It’s installed and performing just how you hoped, increased performance and engine sound. You’re next concern is how to protect that cold air intake from sucking in water and damaging your vehicle’s engine. Especially in areas with regular to heavy rainfall, you need some way to eliminate the possibility of water entering the system.
What Happens if Water Gets Into a Cold Air Intake?
Many intake systems are located at the vehicle’s grill area or down near the fender wells. The idea is to bring in cooler air away from the engine compartment. When you relocate the air intake in this way, with an exposed cone filter, water can become an issue.
Driving during a rainstorm is bad enough, splashing through deep puddles of water can be a disaster if the intake system is not protected in some way. Instead of air, water can be pulled into the combustion chamber and the proper compression stroke may not be able to be completed. Bringing water into the compression chamber could also result in what is known as “hydro-lock”.

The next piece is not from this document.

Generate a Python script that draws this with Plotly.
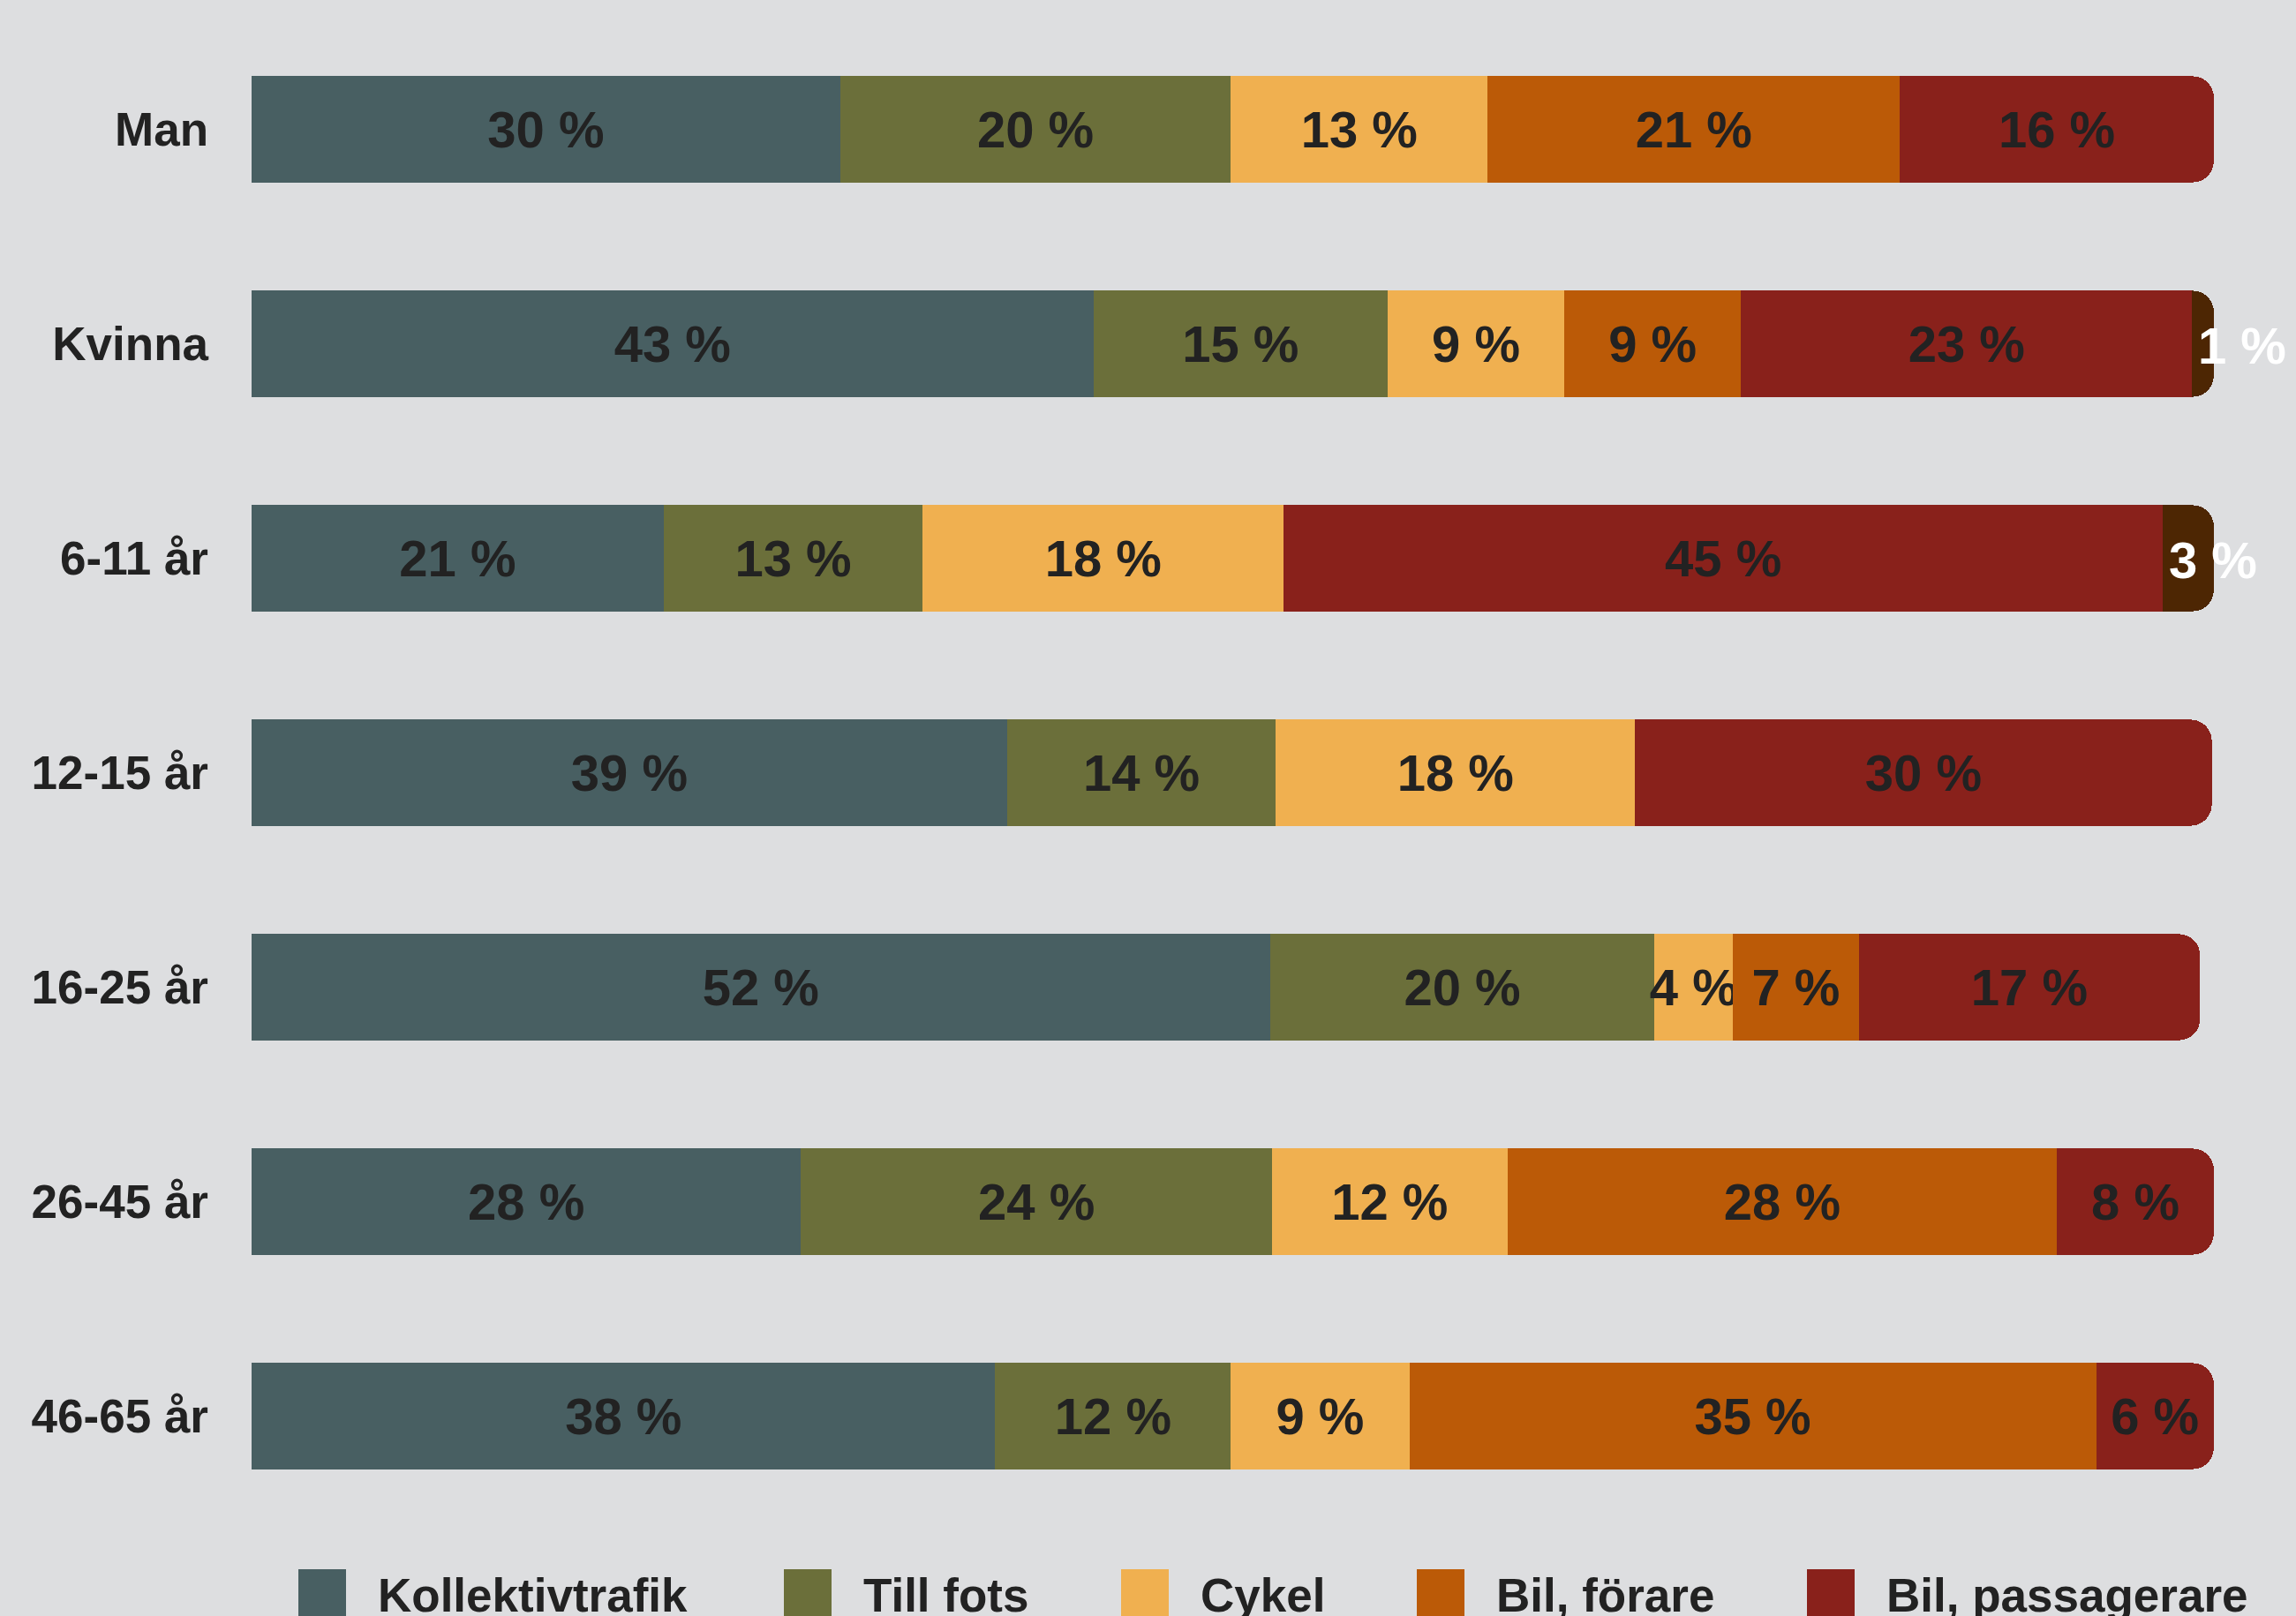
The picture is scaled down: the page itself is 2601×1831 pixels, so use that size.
import plotly.graph_objects as go

# categories (top to bottom)
categories = ["Man", "Kvinna", "6-11 år", "12-15 år", "16-25 år", "26-45 år", "46-65 år"]

series_names = ["Kollektivtrafik", "Till fots", "Cykel", "Bil, förare", "Bil, passagerare", "Annat"]

# share of trips, percent
kollektivtrafik = [30.0, 42.9, 21.0, 38.5, 51.9, 28.0, 37.9]
till_fots = [19.9, 15.0, 13.2, 13.7, 19.6, 24.0, 12.0]
cykel = [13.1, 9.0, 18.4, 18.3, 4.0, 12.0, 9.1]
bil_forare = [21.0, 9.0, None, None, 6.4, 28.0, 35.0]
bil_passagerare = [16.0, 23.0, 44.8, 29.4, 17.4, 8.0, 6.0]
annat = [None, 1.1, 2.6, None, None, None, None]

# printed labels
kollektivtrafik_lbl = ["30 %", "43 %", "21 %", "39 %", "52 %", "28 %", "38 %"]
till_fots_lbl = ["20 %", "15 %", "13 %", "14 %", "20 %", "24 %", "12 %"]
cykel_lbl = ["13 %", "9 %", "18 %", "18 %", "4 %", "12 %", "9 %"]
bil_forare_lbl = ["21 %", "9 %", "", "", "7 %", "28 %", "35 %"]
bil_passagerare_lbl = ["16 %", "23 %", "45 %", "30 %", "17 %", "8 %", "6 %"]
annat_lbl = ["", "1 %", "3 %", "", "", "", ""]

values = [kollektivtrafik, till_fots, cykel, bil_forare, bil_passagerare, annat]
labels = [kollektivtrafik_lbl, till_fots_lbl, cykel_lbl, bil_forare_lbl,
          bil_passagerare_lbl, annat_lbl]

colors = ["#485f62", "#6b6f3a", "#f0b050", "#bb5a07", "#89211b", "#4d2603"]

BG = "#dddee0"
INK = "#222222"
FONT = "Liberation Sans, Arial, Helvetica, sans-serif"
W, H = 2601, 1831
M_L, M_R, M_T, M_B = 285, 92, 25, 105

fig = go.Figure()
for i, name in enumerate(series_names):
    is_last = i == len(series_names) - 1
    fig.add_trace(
        go.Bar(
            y=categories,
            x=values[i],
            name=name,
            orientation="h",
            marker=dict(color=colors[i], line=dict(width=0)),
            # the thin "Annat" slices get their labels as annotations below
            text=None if is_last else labels[i],
            textposition="inside",
            insidetextanchor="middle",
            constraintext="none",
            textangle=0,
            cliponaxis=False,
            insidetextfont=dict(family=FONT, size=58, color=INK, weight="bold"),
            showlegend=False,
            hoverinfo="skip",
        )
    )

# labels of the thin last slices: white, starting at the slice's left edge
for row, cat in enumerate(categories):
    if not annat_lbl[row]:
        continue
    start = sum(v[row] for v in values[:-1] if v[row] is not None)
    fig.add_annotation(
        x=start, y=cat, xref="x", yref="y", text=annat_lbl[row],
        xanchor="left", yanchor="middle", xshift=5, yshift=-2, showarrow=False,
        font=dict(family=FONT, size=58, color="#ffffff", weight="bold"),
    )

fig.update_layout(
    width=W,
    height=H,
    barmode="stack",
    bargap=0.505,
    barcornerradius=24,
    paper_bgcolor=BG,
    plot_bgcolor=BG,
    margin=dict(l=M_L, r=M_R, t=M_T, b=M_B, pad=0),
    showlegend=False,
    font=dict(family=FONT, color=INK),
)
fig.update_xaxes(range=[0, 100.05], visible=False, showgrid=False, zeroline=False)
fig.update_yaxes(
    autorange="reversed",
    showgrid=False,
    zeroline=False,
    showline=False,
    ticks="",
    ticklabelstandoff=48,
    tickfont=dict(family=FONT, size=53, color=INK, weight="bold"),
)

# hand-drawn legend with big square swatches along the bottom edge
plot_w = W - M_L - M_R
plot_h = H - M_T - M_B


def px_x(px):
    return (px - M_L) / plot_w


def px_y(py):
    return (H - M_B - py) / plot_h


legend_x = [338, 888, 1270, 1605, 2047]
for i, name in enumerate(series_names[:5]):
    x0 = legend_x[i]
    fig.add_shape(
        type="rect", xref="paper", yref="paper",
        x0=px_x(x0), x1=px_x(x0 + 54), y0=px_y(1778), y1=px_y(1832),
        fillcolor=colors[i], line=dict(width=0), layer="above",
    )
    fig.add_annotation(
        xref="paper", yref="paper", x=px_x(x0 + 88), y=px_y(1807),
        xanchor="left", yanchor="middle", text=name, showarrow=False,
        font=dict(family=FONT, size=53, color=INK, weight="bold"),
    )

fig.write_html(
    "out.html",
    config={"displayModeBar": False},
    post_script="document.body.style.margin='0';document.body.style.overflow='hidden';",
)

Hydro-lock occurs when a non-combustible fluid gets into the cylinders. Water takes up more space than a fuel-air mixture and will prevent the piston from reaching the top of its stroke. When one piston stops, they all stop and the engine seizes up. The resulting damage could be to the piston, it could bend the connecting rod, or the engine block may crack.

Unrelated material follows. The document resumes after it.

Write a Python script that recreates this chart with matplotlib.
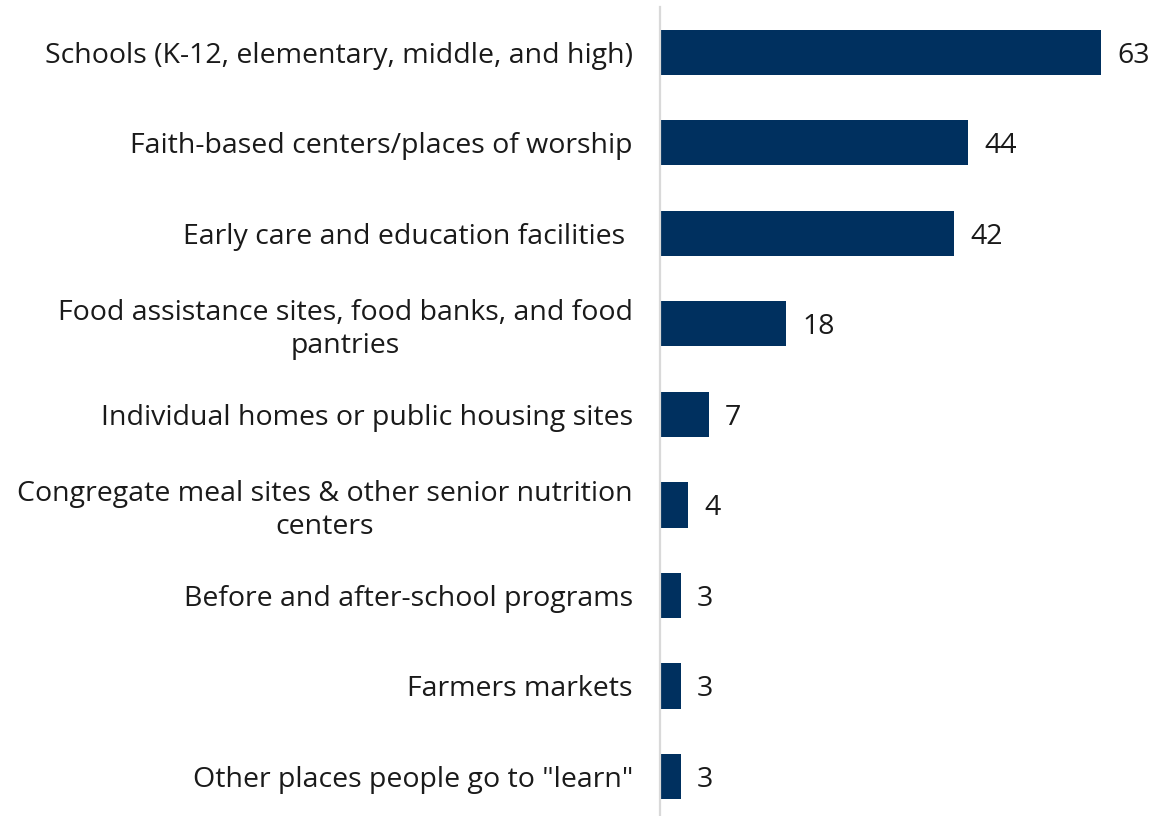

It’s not just hydro-lock that could occur. If even small amounts of water were to enter the engine over an extended period of time, damage can occur. The pistons, the cylinder walls, and other parts of the engine could begin to rust. Once the rust builds up enough to affect engine performance, costly repairs could be on the horizon.
How to Protect Cold Air Intake from Water
Many manufactures of cold air intakes also provide or sell bypass valves to help keep water out. These bypass valves usually consist of a second foam filter and will close off induction from the primary filter and reroute air intake to an external air source.

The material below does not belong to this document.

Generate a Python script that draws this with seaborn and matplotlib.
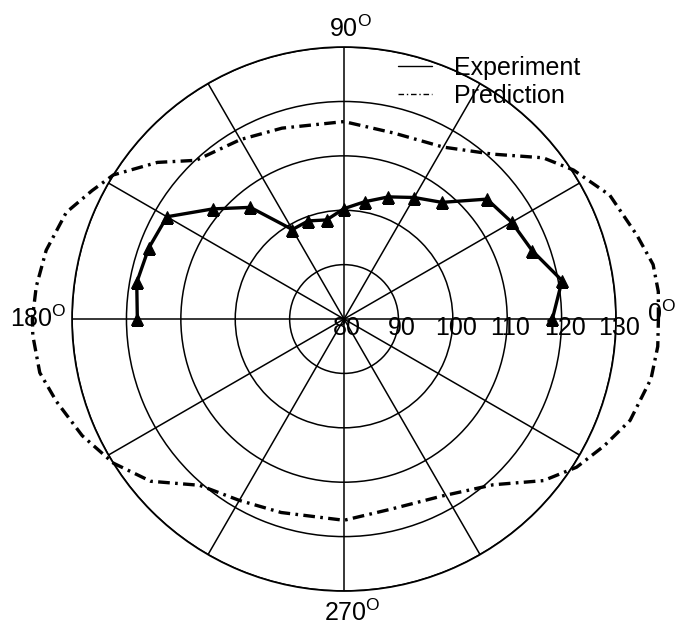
import numpy as np
import matplotlib
matplotlib.use("Agg")
import matplotlib.pyplot as plt
from matplotlib.lines import Line2D
import seaborn as sns

# experiment: measured every 10 deg over the upper half
exp_angle = [0, 10, 20, 30, 40, 50, 60, 70, 80, 90,
             100, 110, 120, 130, 140, 150, 160, 170, 180]
exp_level = [118.3, 120.7, 116.8, 115.6, 114.3, 108.0, 105.8, 103.9, 101.9, 100.3,
             98.5, 99.2, 99.0, 106.8, 111.5, 117.6, 118.2, 118.7, 118.0]

pred_angle = [0, 5, 10, 16, 25, 33, 39, 48, 60, 75, 90,
              108, 120, 133, 140, 148, 153, 159, 167, 174, 180,
              183, 190, 196, 204, 212, 220, 229, 240, 252, 270,
              284, 299, 312, 321, 327.5, 334, 340.5, 349, 355, 360]
pred_level = [137.8, 138.0, 137.7, 136.0, 133.9, 130.3, 127.1, 120.8, 116.5, 115.4, 116.3,
              116.9, 118.1, 119.9, 124.8, 130.0, 132.0, 134.7, 136.2, 136.9, 137.3,
              137.3, 136.8, 135.0, 132.7, 130.0, 126.4, 120.5, 118.5, 117.4, 117.0,
              116.0, 117.2, 121.0, 127.2, 130.7, 133.2, 135.8, 137.5, 137.9, 137.8]

r_ticks = [80, 90, 100, 110, 120, 130]
theta_grid = list(range(0, 360, 30))
angle_labels = {0: "0", 90: "90", 180: "180", 270: "270"}

sns.set_theme(style="white")
plt.rcParams["font.family"] = ["Liberation Sans", "DejaVu Sans"]
plt.rcParams["mathtext.fontset"] = "custom"
plt.rcParams["mathtext.rm"] = "Liberation Sans"
plt.rcParams["text.color"] = "black"

fig = plt.figure(figsize=(6.86, 6.31), dpi=100)
ax = fig.add_axes([0.105, 0.0634, 0.793, 0.862], projection="polar")
ax.set_facecolor("white")

ax.set_ylim(80, 130)
ax.set_xticks(np.deg2rad(theta_grid))
ax.set_yticks(r_ticks[1:])
ax.set_xticklabels([])
ax.set_yticklabels([])
ax.grid(True, color="black", lw=1.1, ls="-")
ax.spines["polar"].set_color("black")
ax.spines["polar"].set_linewidth(1.3)

sns.lineplot(x=np.deg2rad(pred_angle), y=pred_level, ax=ax, color="black",
             lw=2.4, linestyle=(0, (3.5, 1.6, 0.8, 1.6)), sort=False,
             estimator=None, clip_on=False)
sns.lineplot(x=np.deg2rad(exp_angle), y=exp_level, ax=ax, color="black",
             lw=2.4, marker="^", markersize=8, markeredgecolor="black",
             markerfacecolor="black", sort=False, estimator=None)
ax.set_xlabel("")
ax.set_ylabel("")

# radial value labels along the 0 deg spoke
for v in r_ticks:
    ax.annotate(str(v), xy=(0, v), xytext=(3, 3), textcoords="offset pixels",
                ha="center", va="top", fontsize=18, color="black")

# angle labels with the raised "o"
offsets = {0: ((31, -3), "left", "baseline"),
           90: ((6, 5), "center", "bottom"),
           180: ((-5, -8), "right", "baseline"),
           270: ((8, -9), "center", "top")}
for ang, txt in angle_labels.items():
    off, ha, va = offsets[ang]
    ax.annotate(txt + r"$^{\mathrm{O}}$", xy=(np.deg2rad(ang), 130), xytext=off,
                textcoords="offset pixels", ha=ha, va=va, fontsize=18,
                color="black", annotation_clip=False)

handles = [Line2D([], [], color="black", lw=1),
           Line2D([], [], color="black", lw=1, ls=(0, (4, 2, 1, 2)))]
fig.legend(handles=handles, labels=["Experiment", "Prediction"], loc="upper left",
           bbox_to_anchor=(398 / 686, 1 - 56 / 631), frameon=False, fontsize=18,
           labelcolor="black", handlelength=1.35, handletextpad=0.9,
           labelspacing=0.15, borderpad=0, borderaxespad=0)

fig.savefig("out.png", dpi=100)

Another way to protect the air intake is by installing a polyester shield that can cover the intake filter. This polyester shield resembles a plastic bag that slips over the filter and is held in place with an elastic band. It’s important to note that these types of shields are not water-resistant, but water repellant. You should still try to avoid driving through heavy rains or puddles of water.
In an emergency situation, like being suddenly caught out in a rainstorm, blue painter’s tape may provide an alternative, temporary fix in place of one of these products. While it can’t be used to cover the actual filter, if the filter is installed directly behind a grill, you can use the tape to temporarily cover the grill area in front of the filter. This may allow you to escape the rain without bringing water into the system and significantly reduce the chance of damaging your vehicle’s engine.
Cold air intakes can provide many advantages, but extra care must be taken. Reliable performance includes using some common sense when water threatens the system. Do your best to avoid getting caught in heavy rains or to drive through deep puddles of water. Installing a water shield of some type will provide you with a way to avoid damaging your engine by sucking water in through your cold air intake.